§ DATA LINES:
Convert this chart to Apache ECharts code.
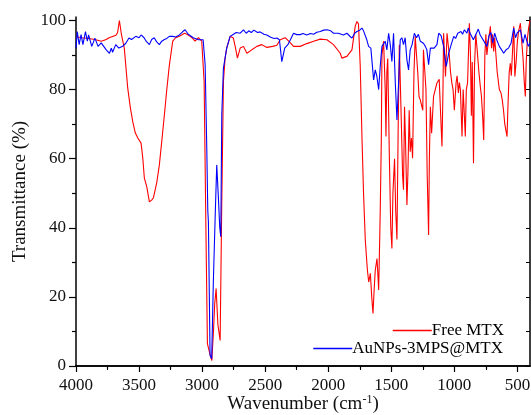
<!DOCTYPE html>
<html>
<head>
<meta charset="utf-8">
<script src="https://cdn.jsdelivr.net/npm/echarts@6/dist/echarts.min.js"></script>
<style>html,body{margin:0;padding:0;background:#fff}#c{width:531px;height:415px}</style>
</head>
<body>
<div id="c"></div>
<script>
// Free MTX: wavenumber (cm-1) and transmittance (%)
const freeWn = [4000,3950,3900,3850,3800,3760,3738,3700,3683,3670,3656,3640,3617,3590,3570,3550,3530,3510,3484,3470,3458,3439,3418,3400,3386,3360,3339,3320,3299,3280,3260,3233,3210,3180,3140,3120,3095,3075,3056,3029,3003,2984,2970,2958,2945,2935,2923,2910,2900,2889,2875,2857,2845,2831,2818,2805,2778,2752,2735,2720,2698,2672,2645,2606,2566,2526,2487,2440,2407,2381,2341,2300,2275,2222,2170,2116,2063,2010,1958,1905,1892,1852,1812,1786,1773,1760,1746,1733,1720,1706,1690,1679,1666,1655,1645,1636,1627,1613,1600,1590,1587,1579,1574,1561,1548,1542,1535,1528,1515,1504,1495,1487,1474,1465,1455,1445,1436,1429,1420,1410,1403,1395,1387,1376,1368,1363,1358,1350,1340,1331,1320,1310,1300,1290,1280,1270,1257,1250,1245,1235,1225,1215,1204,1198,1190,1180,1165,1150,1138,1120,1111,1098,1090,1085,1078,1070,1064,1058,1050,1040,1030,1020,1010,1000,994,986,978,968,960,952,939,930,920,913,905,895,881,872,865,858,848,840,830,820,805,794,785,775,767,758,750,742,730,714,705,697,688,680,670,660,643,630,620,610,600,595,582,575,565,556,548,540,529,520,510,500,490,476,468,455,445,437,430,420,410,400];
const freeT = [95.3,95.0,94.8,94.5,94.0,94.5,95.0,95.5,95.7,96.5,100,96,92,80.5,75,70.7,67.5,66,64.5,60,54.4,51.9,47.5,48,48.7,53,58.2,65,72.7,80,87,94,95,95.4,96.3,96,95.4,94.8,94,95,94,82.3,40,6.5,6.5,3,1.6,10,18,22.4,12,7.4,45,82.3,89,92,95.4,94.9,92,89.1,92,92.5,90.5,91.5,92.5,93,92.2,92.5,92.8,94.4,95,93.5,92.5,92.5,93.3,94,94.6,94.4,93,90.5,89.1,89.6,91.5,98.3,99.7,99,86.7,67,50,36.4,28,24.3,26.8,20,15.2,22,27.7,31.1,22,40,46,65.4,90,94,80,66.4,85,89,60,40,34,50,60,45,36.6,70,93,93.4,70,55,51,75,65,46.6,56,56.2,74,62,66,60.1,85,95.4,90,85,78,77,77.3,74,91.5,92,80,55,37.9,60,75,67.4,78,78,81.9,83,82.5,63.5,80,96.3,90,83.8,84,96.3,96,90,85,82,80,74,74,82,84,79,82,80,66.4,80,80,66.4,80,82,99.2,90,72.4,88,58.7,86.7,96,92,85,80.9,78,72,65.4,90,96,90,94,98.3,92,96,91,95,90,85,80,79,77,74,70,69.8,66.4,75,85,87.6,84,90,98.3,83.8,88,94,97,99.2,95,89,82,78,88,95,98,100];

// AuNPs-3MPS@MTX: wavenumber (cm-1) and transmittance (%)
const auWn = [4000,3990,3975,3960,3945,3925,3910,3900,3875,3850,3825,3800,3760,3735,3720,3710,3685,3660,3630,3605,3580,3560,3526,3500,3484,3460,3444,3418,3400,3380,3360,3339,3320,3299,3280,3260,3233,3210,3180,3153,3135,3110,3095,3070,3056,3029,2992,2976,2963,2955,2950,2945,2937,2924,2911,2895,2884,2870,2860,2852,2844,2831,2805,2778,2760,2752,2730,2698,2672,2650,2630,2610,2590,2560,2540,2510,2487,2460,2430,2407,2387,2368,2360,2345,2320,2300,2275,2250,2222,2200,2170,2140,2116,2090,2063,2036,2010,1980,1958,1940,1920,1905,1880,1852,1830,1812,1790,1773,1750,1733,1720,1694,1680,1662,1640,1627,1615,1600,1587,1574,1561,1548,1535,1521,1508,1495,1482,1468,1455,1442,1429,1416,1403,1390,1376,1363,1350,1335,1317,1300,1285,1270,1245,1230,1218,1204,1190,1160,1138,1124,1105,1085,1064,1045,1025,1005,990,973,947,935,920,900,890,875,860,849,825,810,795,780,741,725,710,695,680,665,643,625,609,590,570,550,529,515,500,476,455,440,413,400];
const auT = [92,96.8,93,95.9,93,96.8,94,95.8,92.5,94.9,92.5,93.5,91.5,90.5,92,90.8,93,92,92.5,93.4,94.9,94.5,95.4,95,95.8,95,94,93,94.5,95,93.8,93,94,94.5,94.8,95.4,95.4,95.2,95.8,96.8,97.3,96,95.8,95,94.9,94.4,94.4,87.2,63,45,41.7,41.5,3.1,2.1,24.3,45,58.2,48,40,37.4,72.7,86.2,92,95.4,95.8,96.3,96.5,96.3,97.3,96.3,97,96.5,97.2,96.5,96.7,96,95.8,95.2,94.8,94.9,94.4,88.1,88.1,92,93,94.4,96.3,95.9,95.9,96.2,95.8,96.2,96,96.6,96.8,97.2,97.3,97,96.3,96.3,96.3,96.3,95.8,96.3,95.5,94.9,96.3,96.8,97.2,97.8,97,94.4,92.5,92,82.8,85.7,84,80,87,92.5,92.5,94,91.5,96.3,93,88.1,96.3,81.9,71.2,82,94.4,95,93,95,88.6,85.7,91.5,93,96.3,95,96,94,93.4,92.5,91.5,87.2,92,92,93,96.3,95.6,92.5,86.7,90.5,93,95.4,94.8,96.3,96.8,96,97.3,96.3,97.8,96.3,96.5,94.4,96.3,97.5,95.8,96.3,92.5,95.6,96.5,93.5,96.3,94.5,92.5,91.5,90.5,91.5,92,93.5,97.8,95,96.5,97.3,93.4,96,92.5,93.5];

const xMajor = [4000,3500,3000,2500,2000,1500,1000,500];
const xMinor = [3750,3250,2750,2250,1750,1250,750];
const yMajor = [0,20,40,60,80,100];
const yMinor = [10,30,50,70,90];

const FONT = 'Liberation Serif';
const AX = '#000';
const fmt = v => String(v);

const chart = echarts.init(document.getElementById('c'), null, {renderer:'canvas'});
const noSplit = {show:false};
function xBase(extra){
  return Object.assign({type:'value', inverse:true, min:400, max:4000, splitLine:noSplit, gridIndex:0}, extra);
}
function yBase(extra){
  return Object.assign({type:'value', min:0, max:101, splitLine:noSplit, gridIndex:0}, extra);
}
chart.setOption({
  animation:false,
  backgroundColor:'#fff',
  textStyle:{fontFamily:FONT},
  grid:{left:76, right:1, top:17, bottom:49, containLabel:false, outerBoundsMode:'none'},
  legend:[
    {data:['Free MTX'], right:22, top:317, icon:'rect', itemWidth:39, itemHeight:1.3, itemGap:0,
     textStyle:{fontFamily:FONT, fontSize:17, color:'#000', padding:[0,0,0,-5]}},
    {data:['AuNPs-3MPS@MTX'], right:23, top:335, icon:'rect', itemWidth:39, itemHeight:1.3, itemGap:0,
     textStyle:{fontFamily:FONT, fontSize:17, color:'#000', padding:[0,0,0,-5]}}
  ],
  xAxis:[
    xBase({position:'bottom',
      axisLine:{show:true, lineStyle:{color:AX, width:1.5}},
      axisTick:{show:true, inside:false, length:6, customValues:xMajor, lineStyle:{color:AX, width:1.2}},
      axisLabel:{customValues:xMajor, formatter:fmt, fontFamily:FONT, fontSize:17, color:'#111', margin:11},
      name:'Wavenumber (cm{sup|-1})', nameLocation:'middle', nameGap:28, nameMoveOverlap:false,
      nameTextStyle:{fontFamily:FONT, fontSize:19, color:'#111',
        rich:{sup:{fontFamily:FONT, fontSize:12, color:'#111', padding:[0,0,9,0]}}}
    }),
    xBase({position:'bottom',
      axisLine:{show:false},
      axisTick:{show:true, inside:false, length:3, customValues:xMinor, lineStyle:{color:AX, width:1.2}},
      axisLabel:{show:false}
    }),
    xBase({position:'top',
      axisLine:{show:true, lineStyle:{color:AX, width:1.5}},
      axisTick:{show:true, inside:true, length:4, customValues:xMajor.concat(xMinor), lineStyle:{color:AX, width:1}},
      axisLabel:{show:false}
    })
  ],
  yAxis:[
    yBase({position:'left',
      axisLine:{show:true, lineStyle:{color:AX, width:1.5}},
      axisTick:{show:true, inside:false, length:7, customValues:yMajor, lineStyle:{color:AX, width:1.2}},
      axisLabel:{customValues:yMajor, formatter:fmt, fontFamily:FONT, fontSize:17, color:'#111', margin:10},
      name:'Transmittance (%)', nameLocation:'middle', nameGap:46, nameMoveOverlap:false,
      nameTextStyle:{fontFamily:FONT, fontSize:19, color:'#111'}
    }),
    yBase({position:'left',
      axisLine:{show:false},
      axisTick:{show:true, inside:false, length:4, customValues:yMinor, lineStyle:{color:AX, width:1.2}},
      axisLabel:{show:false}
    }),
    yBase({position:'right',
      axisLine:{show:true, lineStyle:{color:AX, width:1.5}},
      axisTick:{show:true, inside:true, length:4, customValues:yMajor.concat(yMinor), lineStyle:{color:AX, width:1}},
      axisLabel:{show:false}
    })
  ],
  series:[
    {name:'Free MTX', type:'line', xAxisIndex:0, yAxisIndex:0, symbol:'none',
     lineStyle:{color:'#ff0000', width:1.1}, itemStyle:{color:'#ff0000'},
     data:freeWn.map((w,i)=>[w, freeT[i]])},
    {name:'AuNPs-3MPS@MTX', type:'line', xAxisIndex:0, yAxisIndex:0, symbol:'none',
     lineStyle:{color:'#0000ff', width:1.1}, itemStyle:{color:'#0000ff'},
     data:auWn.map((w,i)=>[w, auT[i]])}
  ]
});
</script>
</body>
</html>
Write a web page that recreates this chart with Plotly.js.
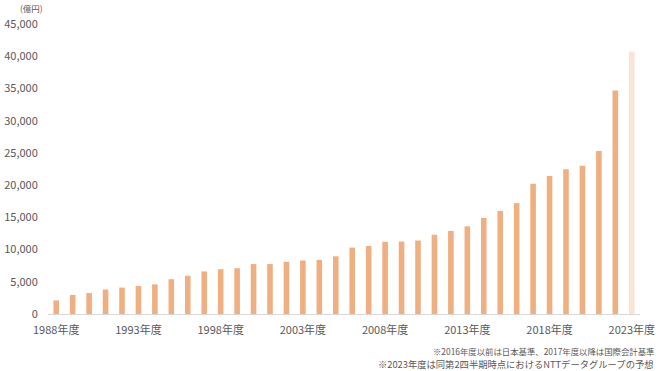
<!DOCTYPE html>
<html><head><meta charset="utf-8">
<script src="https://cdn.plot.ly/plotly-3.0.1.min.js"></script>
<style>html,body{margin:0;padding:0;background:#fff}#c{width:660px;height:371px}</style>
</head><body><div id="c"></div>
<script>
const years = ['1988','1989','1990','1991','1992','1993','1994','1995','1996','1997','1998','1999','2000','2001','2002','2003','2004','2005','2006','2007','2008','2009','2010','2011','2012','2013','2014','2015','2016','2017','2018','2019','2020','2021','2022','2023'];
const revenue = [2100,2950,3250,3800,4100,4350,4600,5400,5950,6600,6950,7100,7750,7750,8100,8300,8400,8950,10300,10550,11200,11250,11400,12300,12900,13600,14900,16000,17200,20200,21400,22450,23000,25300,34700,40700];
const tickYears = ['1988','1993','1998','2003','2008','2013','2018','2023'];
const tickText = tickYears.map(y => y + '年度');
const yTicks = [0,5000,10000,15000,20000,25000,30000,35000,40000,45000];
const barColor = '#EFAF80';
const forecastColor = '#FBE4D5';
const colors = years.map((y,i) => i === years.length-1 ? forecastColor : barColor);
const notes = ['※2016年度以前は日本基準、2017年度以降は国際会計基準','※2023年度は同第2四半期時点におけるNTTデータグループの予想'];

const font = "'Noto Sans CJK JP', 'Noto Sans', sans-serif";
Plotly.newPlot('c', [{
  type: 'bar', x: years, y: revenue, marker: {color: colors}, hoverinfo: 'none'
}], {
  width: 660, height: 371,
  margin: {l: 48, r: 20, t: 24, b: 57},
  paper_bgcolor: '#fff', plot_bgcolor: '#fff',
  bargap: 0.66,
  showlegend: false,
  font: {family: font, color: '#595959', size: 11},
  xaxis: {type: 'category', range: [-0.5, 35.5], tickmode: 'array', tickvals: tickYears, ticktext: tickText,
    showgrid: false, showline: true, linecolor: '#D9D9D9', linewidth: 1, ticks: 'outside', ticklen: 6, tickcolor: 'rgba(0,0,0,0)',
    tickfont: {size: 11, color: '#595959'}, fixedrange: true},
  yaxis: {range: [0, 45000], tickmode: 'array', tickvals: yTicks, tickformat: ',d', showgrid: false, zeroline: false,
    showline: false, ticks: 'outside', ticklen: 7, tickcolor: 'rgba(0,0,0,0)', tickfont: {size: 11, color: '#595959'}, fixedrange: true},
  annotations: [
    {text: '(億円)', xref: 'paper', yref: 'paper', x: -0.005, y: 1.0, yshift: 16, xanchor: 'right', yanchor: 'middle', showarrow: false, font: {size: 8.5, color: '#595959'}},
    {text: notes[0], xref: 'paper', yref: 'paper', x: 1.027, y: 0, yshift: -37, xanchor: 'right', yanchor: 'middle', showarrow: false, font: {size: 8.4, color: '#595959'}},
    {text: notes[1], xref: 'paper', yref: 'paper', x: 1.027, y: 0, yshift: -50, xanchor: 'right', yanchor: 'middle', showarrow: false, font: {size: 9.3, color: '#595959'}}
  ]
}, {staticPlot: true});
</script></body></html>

§ WRITTEN TASK:
Show the lines that mention the word "this".

§ REPLY:
Convert this chart to Apache ECharts code.
Write a web page that recreates this chart with Plotly.js.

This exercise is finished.